The Ultimate Guide to RevOps for SaaS Startups

What is RevOps (and Why It Matters for Startups)

RevOps is the function that connects your go-to-market teams to your revenue data. Instead of sales, marketing, and customer success operating in silos, RevOps ensures they share the same systems, metrics, and workflows.

For startups, RevOps matters because:

  • It keeps revenue data clean → no more “my spreadsheet vs. your CRM.”
  • It gives investors confidence → fundraising depends on credible MRR/ARR metrics.
  • It improves efficiency → automates manual billing, reporting, and handoffs.
  • It drives retention → by connecting usage, billing, and customer health.

The Signs You Need RevOps (Even as a Small Team)

You don’t need a RevOps team of five to start. In fact, the earlier you set the foundations, the smoother your growth will be. Signs your startup needs RevOps include:

  • Founders or sales reps are updating spreadsheets manually.
  • Customer success doesn’t know when a client upgrades or downgrades.
  • Your Stripe data doesn’t match your HubSpot or CRM reports.
  • Investors ask about NRR, CAC, or churn — and you scramble for answers.

Core RevOps Metrics Every SaaS Startup Should Track

RevOps isn’t about adding more dashboards; it’s about tracking the right metrics consistently.

  • Monthly Recurring Revenue (MRR): The heartbeat of SaaS.
  • Annual Recurring Revenue (ARR): Long-term view for investors.
  • Net Dollar Retention (NDR/NRR): Measures expansion vs. churn.
  • Customer Acquisition Cost (CAC): Efficiency of sales + marketing.
  • Customer Lifetime Value (LTV): Predicts long-term growth potential.

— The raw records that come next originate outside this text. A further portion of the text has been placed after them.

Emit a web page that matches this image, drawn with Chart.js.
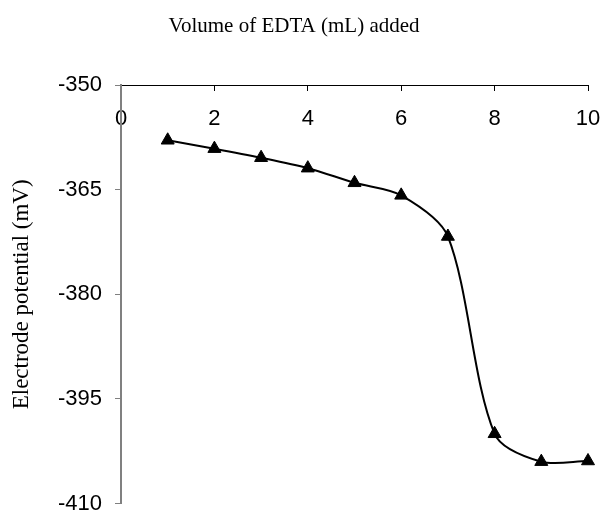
<!DOCTYPE html>
<html>
<head>
<meta charset="utf-8">
<script src="https://cdn.jsdelivr.net/npm/chart.js@4/dist/chart.umd.min.js"></script>
<style>
  html, body { margin: 0; padding: 0; background: #ffffff; }
  #wrap { width: 602px; height: 512px; position: relative; }
</style>
</head>
<body>
<div id="wrap"><canvas id="c"></canvas></div>
<script>
// Data
const volumes = [1, 2, 3, 4, 5, 6, 7, 8, 9, 10];               // Volume of EDTA (mL)
const potentials = [-357.9, -359.1, -360.4, -361.9, -364.0, -365.8, -371.7, -400.0, -404.0, -403.9]; // mV
const xTicks = [0, 2, 4, 6, 8, 10];
const yTicks = [-410, -395, -380, -365, -350];

const xTitle = 'Volume of EDTA (mL) added';
const yTitle = 'Electrode potential (mV)';

const points = volumes.map((v, i) => ({ x: v, y: potentials[i] }));

new Chart(document.getElementById('c'), {
  type: 'line',
  data: {
    datasets: [{
      data: points,
      borderColor: '#000000',
      backgroundColor: '#000000',
      borderWidth: 2,
      tension: 0.3,
      pointStyle: 'triangle',
      pointRadius: 7.5,
      pointHoverRadius: 7.5,
      pointBorderWidth: 1,
      pointBackgroundColor: '#000000',
      pointBorderColor: '#000000',
      fill: false,
      clip: false
    }]
  },
  options: {
    responsive: true,
    maintainAspectRatio: false,
    animation: false,
    devicePixelRatio: 1,
    layout: { padding: { left: 0, right: 14, top: 0, bottom: 7 } },
    plugins: {
      legend: { display: false },
      tooltip: { enabled: false },
      title: {
        display: true,
        text: xTitle,
        color: '#000000',
        font: { family: "'Liberation Serif', 'Times New Roman', serif", size: 21, weight: 'normal' },
        padding: { top: 14, bottom: 46 }
      }
    },
    scales: {
      x: {
        type: 'linear',
        position: { y: -350 },
        min: 0,
        max: 10,
        afterBuildTicks: (scale) => { scale.ticks = xTicks.map(v => ({ value: v })); },
        afterFit: (scale) => { scale.paddingLeft = 0; scale.paddingRight = 0; },
        ticks: {
          color: '#000000',
          padding: 16,
          maxRotation: 0,
          autoSkip: false,
          font: { family: "'Liberation Sans', Arial, sans-serif", size: 22 }
        },
        grid: { display: true, drawOnChartArea: false, drawTicks: true, tickLength: 5, color: '#000000', tickColor: '#000000', lineWidth: 1 },
        border: { display: true, color: '#000000', width: 1 }
      },
      y: {
        type: 'linear',
        position: 'left',
        min: -410,
        max: -350,
        afterBuildTicks: (scale) => { scale.ticks = yTicks.map(v => ({ value: v })); },
        afterFit: (scale) => { scale.width = 121; scale.paddingTop = 0; scale.paddingBottom = 0; },
        ticks: {
          color: '#000000',
          padding: 13,
          autoSkip: false,
          font: { family: "'Liberation Sans', Arial, sans-serif", size: 22 }
        },
        grid: { display: true, drawOnChartArea: false, drawTicks: true, tickLength: 6, color: '#808080', tickColor: '#808080', lineWidth: 1 },
        border: { display: true, color: '#808080', width: 2 },
        title: {
          display: true,
          text: yTitle,
          color: '#000000',
          font: { family: "'Liberation Serif', 'Times New Roman', serif", size: 23, weight: 'normal' },
          padding: { top: 8, bottom: 0 }
        }
      }
    }
  }
});
</script>
</body>
</html>
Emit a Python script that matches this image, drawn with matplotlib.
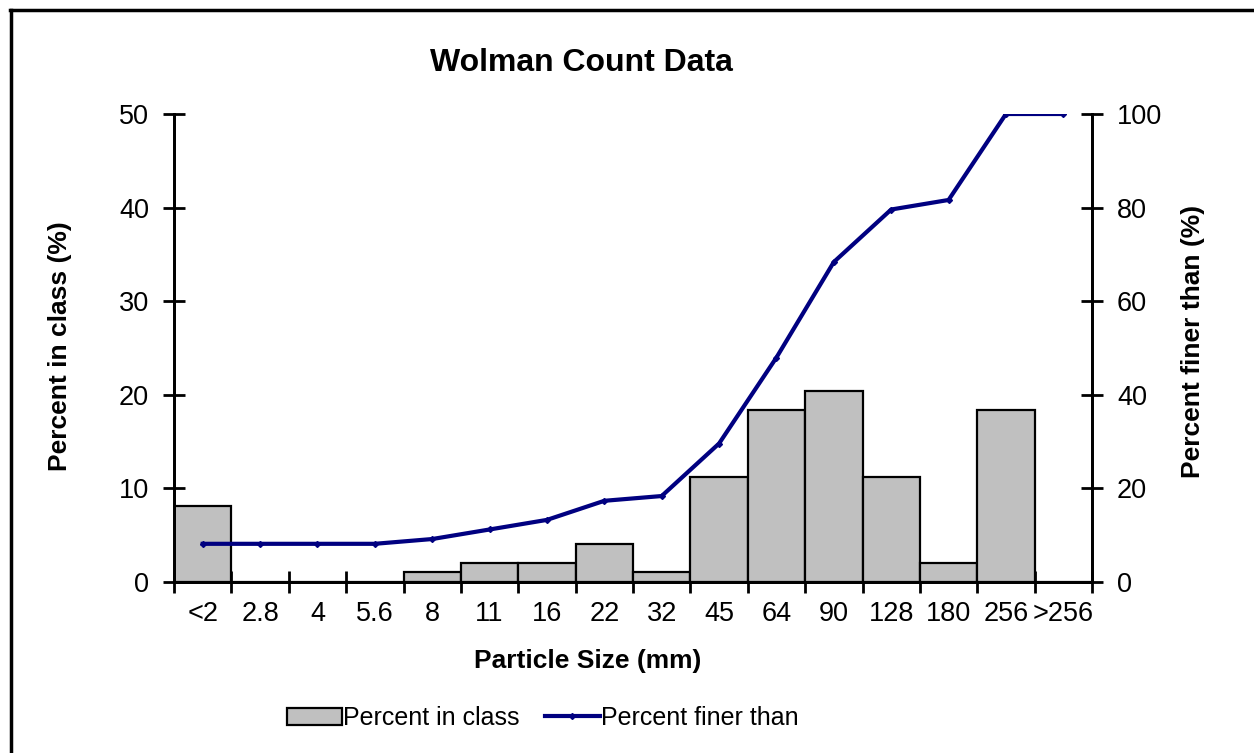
import matplotlib.pyplot as plt
import matplotlib.lines as mlines
import matplotlib.patches as mpatches
import numpy as np

plt.rcParams['font.family'] = ['Liberation Sans', 'DejaVu Sans']

# particle size classes (mm)
size_classes = ['<2', '2.8', '4', '5.6', '8', '11', '16', '22', '32', '45',
                '64', '90', '128', '180', '256', '>256']
percent_in_class = [8.16, 0, 0, 0, 1.02, 2.04, 2.04, 4.08, 1.02, 11.22,
                    18.37, 20.41, 11.22, 2.04, 18.37, 0]
percent_finer = [8.16, 8.16, 8.16, 8.16, 9.18, 11.22, 13.27, 17.35, 18.37, 29.59,
                 47.96, 68.37, 79.59, 81.63, 100, 100]

W, H = 1254, 753
fig = plt.figure(figsize=(W / 100, H / 100), dpi=100)

def px(x, y):
    return x / W, 1 - y / H

ax = fig.add_axes([174 / W, (H - 582) / H, (1092 - 174) / W, (582 - 114) / H])
x = np.arange(len(size_classes))
ax.bar(x, percent_in_class, width=1.0, color='#C0C0C0', edgecolor='black', linewidth=1.6, zorder=2)
ax.set_xlim(-0.5, len(size_classes) - 0.5)
ax.set_ylim(0, 50)
ax.set_yticks([0, 10, 20, 30, 40, 50])
ax.set_xticks(np.arange(len(size_classes) + 1) - 0.5)
ax.set_xticklabels([])
ax.set_xticks(x, minor=True)
ax.set_xticklabels(size_classes, minor=True)
ax.tick_params(axis='x', which='minor', length=0, labelsize=19.5, pad=14)
ax.tick_params(axis='both', which='major', direction='inout', length=16, width=2, labelsize=19.5)
ax.tick_params(axis='y', pad=10)
ax.spines['top'].set_visible(False)
for s in ['left', 'right', 'bottom']:
    ax.spines[s].set_linewidth(2)

ax2 = ax.twinx()
ax2.plot(x, percent_finer, color='#000080', linewidth=3, marker='D', markersize=3, zorder=3)
ax2.set_ylim(0, 100)
ax2.set_yticks([0, 20, 40, 60, 80, 100])
ax2.tick_params(axis='y', direction='inout', length=16, width=2, labelsize=19.5, pad=10)
ax2.spines['top'].set_visible(False)
for s in ['left', 'right', 'bottom']:
    ax2.spines[s].set_linewidth(2)

fig.text(*px(581, 63), 'Wolman Count Data', fontsize=23, fontweight='bold', ha='center', va='center')
fig.text(*px(588, 661), 'Particle Size (mm)', fontsize=19, fontweight='bold', ha='center', va='center')
fig.text(*px(60, 346), 'Percent in class (%)', fontsize=19, fontweight='bold', ha='center', va='center', rotation=90)
fig.text(*px(1193, 341), 'Percent finer than (%)', fontsize=19, fontweight='bold', ha='center', va='center', rotation=90)

bar_handle = mpatches.Patch(facecolor='#C0C0C0', edgecolor='black', linewidth=1.6)
line_handle = mlines.Line2D([], [], color='#000080', linewidth=3, marker='D', markersize=3)
fig.legend([bar_handle, line_handle], ['Percent in class', 'Percent finer than'],
           loc='center', bbox_to_anchor=px(543, 718), ncol=2, frameon=False,
           fontsize=18, handlelength=2.2, handleheight=0.7, handletextpad=0.05, columnspacing=1.0,
           borderpad=0, borderaxespad=0)

# outer border (top and left only visible)
fig.add_artist(mlines.Line2D([10 / W, 1], [1 - 10 / H, 1 - 10 / H], color='black', linewidth=2.5, transform=fig.transFigure))
fig.add_artist(mlines.Line2D([11 / W, 11 / W], [0, 1 - 10 / H], color='black', linewidth=2.5, transform=fig.transFigure))

fig.savefig('out.png', dpi=100)
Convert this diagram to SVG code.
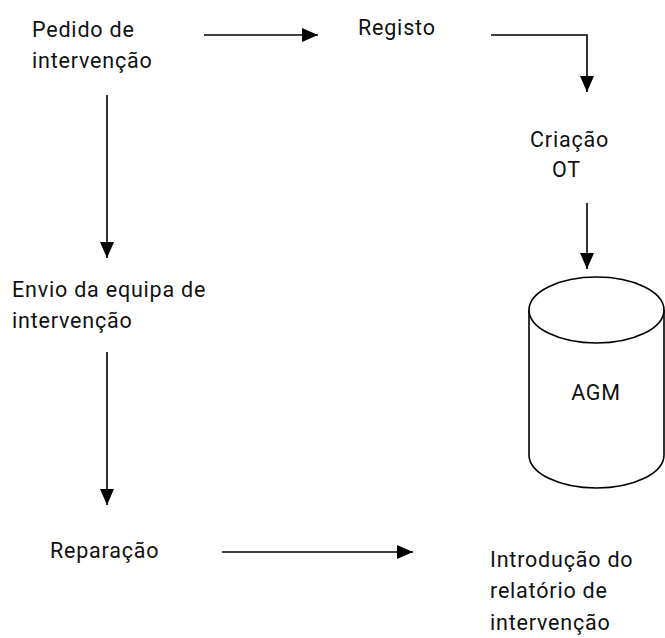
<svg xmlns="http://www.w3.org/2000/svg" width="665" height="638" viewBox="0 0 665 638">
<style>
text{font-family:Roboto,"Liberation Sans",sans-serif;font-size:21.5px;letter-spacing:0.8px;fill:#111}
.c{fill:none;stroke:#000;stroke-width:1.6}
.n{fill:#fff;stroke:#000;stroke-width:1.6}
</style>
<defs>
<marker id="a" viewBox="0 0 16 14" refX="16" refY="7" markerWidth="16" markerHeight="14" markerUnits="userSpaceOnUse" orient="auto">
<path d="M0,0 L16,7 L0,14 Z" fill="#000"/>
</marker>
</defs>
<rect width="665" height="638" fill="#fff"/>
<g id="connectors">
<line class="c" x1="204" y1="35" x2="318" y2="35" marker-end="url(#a)"/>
<polyline class="c" points="491,35 587,35 587,92" marker-end="url(#a)"/>
<line class="c" x1="587" y1="203" x2="587" y2="269" marker-end="url(#a)"/>
<line class="c" x1="107" y1="95" x2="107" y2="258" marker-end="url(#a)"/>
<line class="c" x1="107" y1="352" x2="107" y2="505" marker-end="url(#a)"/>
<line class="c" x1="222" y1="552" x2="413" y2="552" marker-end="url(#a)"/>
</g>
<g id="pedido"><text x="32" y="37">Pedido de</text><text x="32" y="68">intervenção</text></g>
<g id="registo"><text x="358" y="35">Registo</text></g>
<g id="criacao"><text x="530" y="147">Criação</text><text x="552" y="177">OT</text></g>
<g id="agm">
<path class="n" d="M529,310 L529,455 A67.5,33 0 0 0 664,455 L664,310"/>
<ellipse class="n" cx="596.5" cy="310" rx="67.5" ry="33"/>
<text x="596" y="400" text-anchor="middle">AGM</text>
</g>
<g id="envio"><text x="12" y="297">Envio da equipa de</text><text x="12" y="328">intervenção</text></g>
<g id="reparacao"><text x="50" y="558">Reparação</text></g>
<g id="introducao"><text x="490" y="567">Introdução do</text><text x="490" y="598">relatório de</text><text x="490" y="630">intervenção</text></g>
</svg>
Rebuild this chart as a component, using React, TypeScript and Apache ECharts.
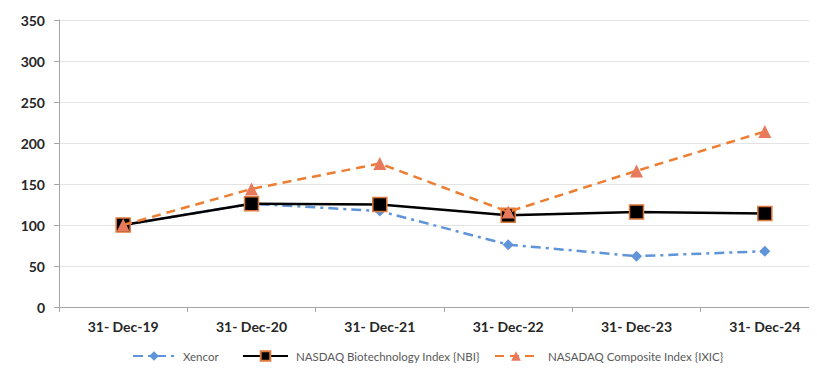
import React, { useEffect, useRef } from "react";
import * as echarts from "echarts";

const categories = ["31- Dec-19", "31- Dec-20", "31- Dec-21", "31- Dec-22", "31- Dec-23", "31- Dec-24"];
const seriesNames = ["Xencor", "NASDAQ Biotechnology Index {NBI}", "NASADAQ Composite Index {IXIC}"];
const xencor = [100, 126, 117, 76, 62, 68];
const nbi = [100, 126, 125, 112, 116, 114];
const ixic = [100, 144, 175, 116, 166, 214];
const yTicks = [0, 50, 100, 150, 200, 250, 300, 350];

export default function App() {
  const ref = useRef<HTMLDivElement>(null);
  useEffect(() => {
    const chart = echarts.init(ref.current!, null, { renderer: "svg" });
    const font = "Lato, 'Open Sans', sans-serif";
    const legendBase = {
      top: 350,
      padding: 0,
      itemWidth: 42,
      itemHeight: 12,
      itemGap: 7,
      textStyle: { fontFamily: font, fontSize: 11.5, color: "#595959", padding: [0, 0, 0, 3] },
    };
    chart.setOption({
      animation: false,
      grid: { left: 59, top: 20, width: 770, height: 287, containLabel: false },
      legend: [
        { ...legendBase, left: 132, data: [seriesNames[0]] },
        { ...legendBase, left: 242, itemWidth: 45, data: [seriesNames[1]] },
        { ...legendBase, left: 494, data: [seriesNames[2]], textStyle: { ...legendBase.textStyle, padding: [0, 0, 0, 6] } },
      ],
      xAxis: {
        type: "category",
        data: categories,
        boundaryGap: true,
        axisLine: { lineStyle: { color: "#a6a6a6", width: 1 } },
        axisTick: { show: true, length: 5, lineStyle: { color: "#a6a6a6" } },
        axisLabel: { fontFamily: font, fontWeight: "bold", fontSize: 14, color: "#262626", margin: 12 },
      },
      yAxis: {
        type: "value",
        min: yTicks[0],
        max: yTicks[yTicks.length - 1],
        interval: 50,
        axisLine: { show: true, lineStyle: { color: "#a6a6a6" } },
        axisTick: { show: true, length: 5, lineStyle: { color: "#a6a6a6" } },
        splitLine: { lineStyle: { color: "#e3e3e3" } },
        axisLabel: { fontFamily: font, fontWeight: "bold", fontSize: 14, color: "#262626", margin: 14 },
      },
      series: [
        {
          name: seriesNames[0],
          type: "line",
          data: xencor,
          symbol: "diamond",
          symbolSize: 11,
          itemStyle: { color: "#5f95d8" },
          lineStyle: { color: "#5f95d8", width: 2.5, type: [10, 5, 3, 5] },
          z: 2,
        },
        {
          name: seriesNames[1],
          type: "line",
          data: nbi,
          symbol: "rect",
          symbolSize: 14,
          itemStyle: { color: "#000000", borderColor: "#e07a3a", borderWidth: 1.5 },
          lineStyle: { color: "#000000", width: 2.5 },
          z: 3,
        },
        {
          name: seriesNames[2],
          type: "line",
          data: ixic,
          symbol: "triangle",
          symbolSize: 13,
          itemStyle: { color: "#e8795a" },
          lineStyle: { color: "#ed7d31", width: 2.5, type: [9, 6] },
          z: 4,
        },
      ],
    });
    return () => chart.dispose();
  }, []);
  return (
    <div style={{ width: 817, height: 372, margin: -8, overflow: "hidden" }}>
      <div ref={ref} style={{ width: 840, height: 372 }} />
    </div>
  );
}
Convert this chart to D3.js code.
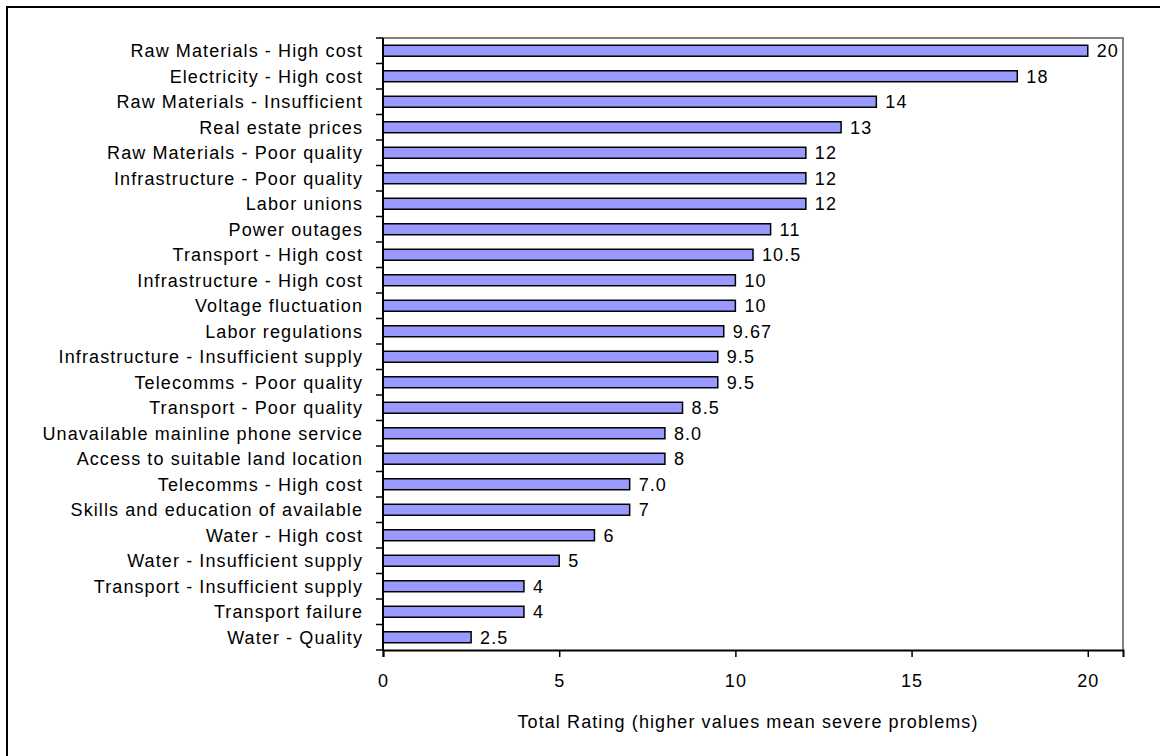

How to Start RevOps Without a Big Team

  1. Unify your billing and CRM data
    • Integrate Stripe with HubSpot (or your CRM) so finance, sales, and CS share one view.
    • Tools like Omniroo automate this, syncing subscriptions, invoices, and usage data directly into your CRM.
  2. Standardize your metrics
    • Define what “active customer” or “churn” means in your company.
    • Consistency matters more than complexity.
  3. Automate reporting
    • Create dashboards that update automatically.
    • Founders should never waste hours pulling numbers before a board meeting.
  4. Align your teams
    • Sales knows what marketing is promising.
    • CS knows when billing changes happen.
    • Everyone trusts the same data.

The ROI of Early RevOps for Startups

Implementing RevOps early may feel like overhead, but it compounds growth:

  • Faster fundraising: clean revenue data = smoother due diligence.
  • Higher retention: CS can spot churn risks early.
  • Efficient scaling: avoids the chaos of retrofitting systems later.
  • Investor confidence: a structured RevOps engine makes your startup look like a $10M ARR company even before you hit $1M.

Conclusion

RevOps isn’t just for big SaaS companies — it’s a growth accelerant for startups. By unifying your billing, CRM, and customer data, you unlock the insights and efficiency needed to scale confidently.

Start small. Automate what you can. And remember: RevOps isn’t about tools; it’s about alignment. The sooner you build it, the sooner you can focus on what matters most — growing your SaaS.